>> start

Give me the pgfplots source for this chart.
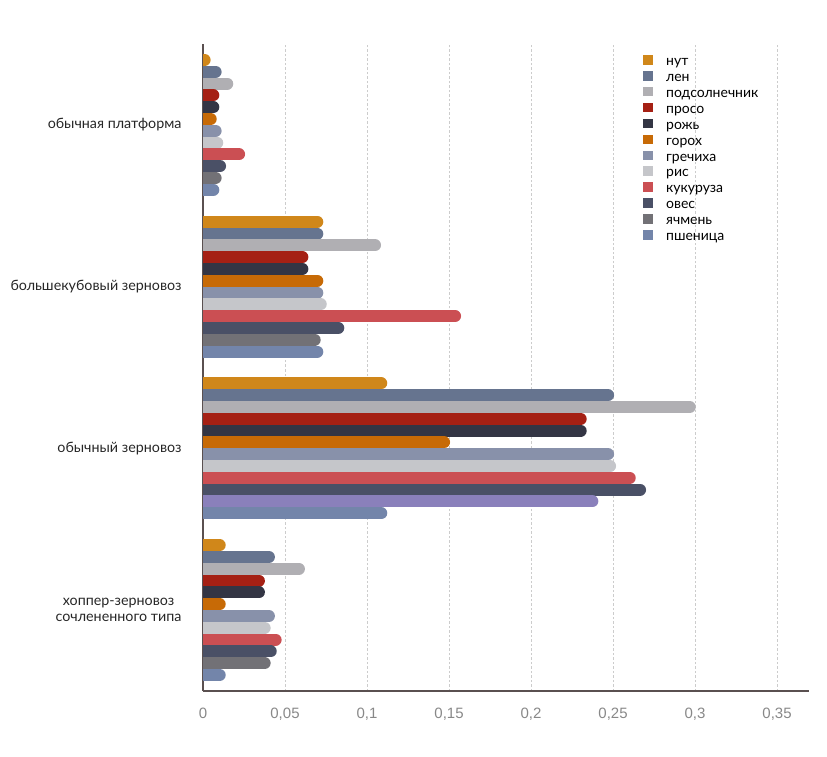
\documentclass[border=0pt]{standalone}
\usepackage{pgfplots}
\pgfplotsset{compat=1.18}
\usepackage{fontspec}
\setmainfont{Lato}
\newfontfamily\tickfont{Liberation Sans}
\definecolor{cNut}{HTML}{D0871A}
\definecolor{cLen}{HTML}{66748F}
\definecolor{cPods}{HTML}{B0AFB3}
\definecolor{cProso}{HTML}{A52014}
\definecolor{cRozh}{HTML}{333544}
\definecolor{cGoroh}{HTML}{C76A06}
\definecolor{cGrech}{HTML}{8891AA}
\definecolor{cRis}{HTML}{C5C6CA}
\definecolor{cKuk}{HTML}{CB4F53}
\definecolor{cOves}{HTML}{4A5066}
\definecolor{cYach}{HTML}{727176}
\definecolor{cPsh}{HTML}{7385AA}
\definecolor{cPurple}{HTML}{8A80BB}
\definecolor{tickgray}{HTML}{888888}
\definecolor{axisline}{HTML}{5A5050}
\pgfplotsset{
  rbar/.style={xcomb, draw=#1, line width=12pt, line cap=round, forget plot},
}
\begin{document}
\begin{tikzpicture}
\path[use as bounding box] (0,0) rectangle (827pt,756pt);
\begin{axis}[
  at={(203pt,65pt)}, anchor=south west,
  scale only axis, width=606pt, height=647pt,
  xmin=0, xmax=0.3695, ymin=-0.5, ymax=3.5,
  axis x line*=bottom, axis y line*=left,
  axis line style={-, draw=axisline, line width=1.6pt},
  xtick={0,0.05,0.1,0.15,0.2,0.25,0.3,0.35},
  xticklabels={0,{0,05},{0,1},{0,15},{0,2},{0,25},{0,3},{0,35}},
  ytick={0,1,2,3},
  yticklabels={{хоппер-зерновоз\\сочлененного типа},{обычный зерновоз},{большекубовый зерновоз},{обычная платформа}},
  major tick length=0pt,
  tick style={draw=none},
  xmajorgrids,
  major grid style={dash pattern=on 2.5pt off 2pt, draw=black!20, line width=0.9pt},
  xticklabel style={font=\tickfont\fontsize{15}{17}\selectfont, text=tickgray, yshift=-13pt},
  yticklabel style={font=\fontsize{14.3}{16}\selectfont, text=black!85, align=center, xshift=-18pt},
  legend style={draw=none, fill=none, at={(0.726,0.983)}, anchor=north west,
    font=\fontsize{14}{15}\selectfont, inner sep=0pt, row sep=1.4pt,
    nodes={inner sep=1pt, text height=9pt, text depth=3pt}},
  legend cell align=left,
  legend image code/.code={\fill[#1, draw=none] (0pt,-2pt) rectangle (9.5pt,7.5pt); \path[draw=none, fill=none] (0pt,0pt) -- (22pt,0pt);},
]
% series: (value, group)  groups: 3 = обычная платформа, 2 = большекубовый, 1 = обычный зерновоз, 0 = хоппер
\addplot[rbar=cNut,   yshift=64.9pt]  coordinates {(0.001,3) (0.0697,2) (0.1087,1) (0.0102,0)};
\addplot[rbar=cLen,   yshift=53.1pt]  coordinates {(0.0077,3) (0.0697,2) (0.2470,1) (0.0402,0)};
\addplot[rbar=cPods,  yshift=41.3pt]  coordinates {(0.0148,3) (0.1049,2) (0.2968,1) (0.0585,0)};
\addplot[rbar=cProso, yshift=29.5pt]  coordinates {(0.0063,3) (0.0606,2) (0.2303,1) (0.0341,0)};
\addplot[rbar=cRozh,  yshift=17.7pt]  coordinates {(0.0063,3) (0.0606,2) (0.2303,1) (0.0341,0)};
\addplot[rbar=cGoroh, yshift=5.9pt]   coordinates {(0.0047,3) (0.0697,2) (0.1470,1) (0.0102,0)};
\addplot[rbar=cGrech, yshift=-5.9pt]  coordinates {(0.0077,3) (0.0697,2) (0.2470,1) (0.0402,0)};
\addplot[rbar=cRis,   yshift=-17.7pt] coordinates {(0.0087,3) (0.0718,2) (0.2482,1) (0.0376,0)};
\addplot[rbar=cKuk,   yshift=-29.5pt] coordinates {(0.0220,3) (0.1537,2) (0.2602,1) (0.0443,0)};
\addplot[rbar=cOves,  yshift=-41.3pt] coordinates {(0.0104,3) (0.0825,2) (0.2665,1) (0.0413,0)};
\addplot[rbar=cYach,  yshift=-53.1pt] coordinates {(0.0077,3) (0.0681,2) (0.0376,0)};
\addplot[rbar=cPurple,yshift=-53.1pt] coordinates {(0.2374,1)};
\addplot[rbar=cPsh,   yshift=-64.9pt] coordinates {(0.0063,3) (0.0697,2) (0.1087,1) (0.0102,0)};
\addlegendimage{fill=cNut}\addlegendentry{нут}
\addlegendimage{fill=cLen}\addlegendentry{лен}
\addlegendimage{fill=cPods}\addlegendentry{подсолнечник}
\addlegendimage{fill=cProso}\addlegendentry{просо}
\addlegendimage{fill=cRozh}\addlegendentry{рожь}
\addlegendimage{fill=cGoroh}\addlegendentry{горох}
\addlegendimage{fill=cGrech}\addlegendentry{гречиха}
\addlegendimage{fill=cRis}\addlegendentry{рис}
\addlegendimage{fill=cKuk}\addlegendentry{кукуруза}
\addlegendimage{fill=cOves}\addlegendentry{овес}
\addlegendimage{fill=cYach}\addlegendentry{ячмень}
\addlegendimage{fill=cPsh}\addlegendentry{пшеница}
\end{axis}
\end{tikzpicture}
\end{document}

>> end

**Prompt:** Without the pictures, output the full listing exactly as it stands.

**Worked answer:**
Give me the pgfplots source for this chart.
\documentclass[border=0pt]{standalone}
\usepackage{pgfplots}
\pgfplotsset{compat=1.18}
\usepackage{fontspec}
\setmainfont{Lato}
\newfontfamily\tickfont{Liberation Sans}
\definecolor{cNut}{HTML}{D0871A}
\definecolor{cLen}{HTML}{66748F}
\definecolor{cPods}{HTML}{B0AFB3}
\definecolor{cProso}{HTML}{A52014}
\definecolor{cRozh}{HTML}{333544}
\definecolor{cGoroh}{HTML}{C76A06}
\definecolor{cGrech}{HTML}{8891AA}
\definecolor{cRis}{HTML}{C5C6CA}
\definecolor{cKuk}{HTML}{CB4F53}
\definecolor{cOves}{HTML}{4A5066}
\definecolor{cYach}{HTML}{727176}
\definecolor{cPsh}{HTML}{7385AA}
\definecolor{cPurple}{HTML}{8A80BB}
\definecolor{tickgray}{HTML}{888888}
\definecolor{axisline}{HTML}{5A5050}
\pgfplotsset{
  rbar/.style={xcomb, draw=#1, line width=12pt, line cap=round, forget plot},
}
\begin{document}
\begin{tikzpicture}
\path[use as bounding box] (0,0) rectangle (827pt,756pt);
\begin{axis}[
  at={(203pt,65pt)}, anchor=south west,
  scale only axis, width=606pt, height=647pt,
  xmin=0, xmax=0.3695, ymin=-0.5, ymax=3.5,
  axis x line*=bottom, axis y line*=left,
  axis line style={-, draw=axisline, line width=1.6pt},
  xtick={0,0.05,0.1,0.15,0.2,0.25,0.3,0.35},
  xticklabels={0,{0,05},{0,1},{0,15},{0,2},{0,25},{0,3},{0,35}},
  ytick={0,1,2,3},
  yticklabels={{хоппер-зерновоз\\сочлененного типа},{обычный зерновоз},{большекубовый зерновоз},{обычная платформа}},
  major tick length=0pt,
  tick style={draw=none},
  xmajorgrids,
  major grid style={dash pattern=on 2.5pt off 2pt, draw=black!20, line width=0.9pt},
  xticklabel style={font=\tickfont\fontsize{15}{17}\selectfont, text=tickgray, yshift=-13pt},
  yticklabel style={font=\fontsize{14.3}{16}\selectfont, text=black!85, align=center, xshift=-18pt},
  legend style={draw=none, fill=none, at={(0.726,0.983)}, anchor=north west,
    font=\fontsize{14}{15}\selectfont, inner sep=0pt, row sep=1.4pt,
    nodes={inner sep=1pt, text height=9pt, text depth=3pt}},
  legend cell align=left,
  legend image code/.code={\fill[#1, draw=none] (0pt,-2pt) rectangle (9.5pt,7.5pt); \path[draw=none, fill=none] (0pt,0pt) -- (22pt,0pt);},
]
% series: (value, group)  groups: 3 = обычная платформа, 2 = большекубовый, 1 = обычный зерновоз, 0 = хоппер
\addplot[rbar=cNut,   yshift=64.9pt]  coordinates {(0.001,3) (0.0697,2) (0.1087,1) (0.0102,0)};
\addplot[rbar=cLen,   yshift=53.1pt]  coordinates {(0.0077,3) (0.0697,2) (0.2470,1) (0.0402,0)};
\addplot[rbar=cPods,  yshift=41.3pt]  coordinates {(0.0148,3) (0.1049,2) (0.2968,1) (0.0585,0)};
\addplot[rbar=cProso, yshift=29.5pt]  coordinates {(0.0063,3) (0.0606,2) (0.2303,1) (0.0341,0)};
\addplot[rbar=cRozh,  yshift=17.7pt]  coordinates {(0.0063,3) (0.0606,2) (0.2303,1) (0.0341,0)};
\addplot[rbar=cGoroh, yshift=5.9pt]   coordinates {(0.0047,3) (0.0697,2) (0.1470,1) (0.0102,0)};
\addplot[rbar=cGrech, yshift=-5.9pt]  coordinates {(0.0077,3) (0.0697,2) (0.2470,1) (0.0402,0)};
\addplot[rbar=cRis,   yshift=-17.7pt] coordinates {(0.0087,3) (0.0718,2) (0.2482,1) (0.0376,0)};
\addplot[rbar=cKuk,   yshift=-29.5pt] coordinates {(0.0220,3) (0.1537,2) (0.2602,1) (0.0443,0)};
\addplot[rbar=cOves,  yshift=-41.3pt] coordinates {(0.0104,3) (0.0825,2) (0.2665,1) (0.0413,0)};
\addplot[rbar=cYach,  yshift=-53.1pt] coordinates {(0.0077,3) (0.0681,2) (0.0376,0)};
\addplot[rbar=cPurple,yshift=-53.1pt] coordinates {(0.2374,1)};
\addplot[rbar=cPsh,   yshift=-64.9pt] coordinates {(0.0063,3) (0.0697,2) (0.1087,1) (0.0102,0)};
\addlegendimage{fill=cNut}\addlegendentry{нут}
\addlegendimage{fill=cLen}\addlegendentry{лен}
\addlegendimage{fill=cPods}\addlegendentry{подсолнечник}
\addlegendimage{fill=cProso}\addlegendentry{просо}
\addlegendimage{fill=cRozh}\addlegendentry{рожь}
\addlegendimage{fill=cGoroh}\addlegendentry{горох}
\addlegendimage{fill=cGrech}\addlegendentry{гречиха}
\addlegendimage{fill=cRis}\addlegendentry{рис}
\addlegendimage{fill=cKuk}\addlegendentry{кукуруза}
\addlegendimage{fill=cOves}\addlegendentry{овес}
\addlegendimage{fill=cYach}\addlegendentry{ячмень}
\addlegendimage{fill=cPsh}\addlegendentry{пшеница}
\end{axis}
\end{tikzpicture}
\end{document}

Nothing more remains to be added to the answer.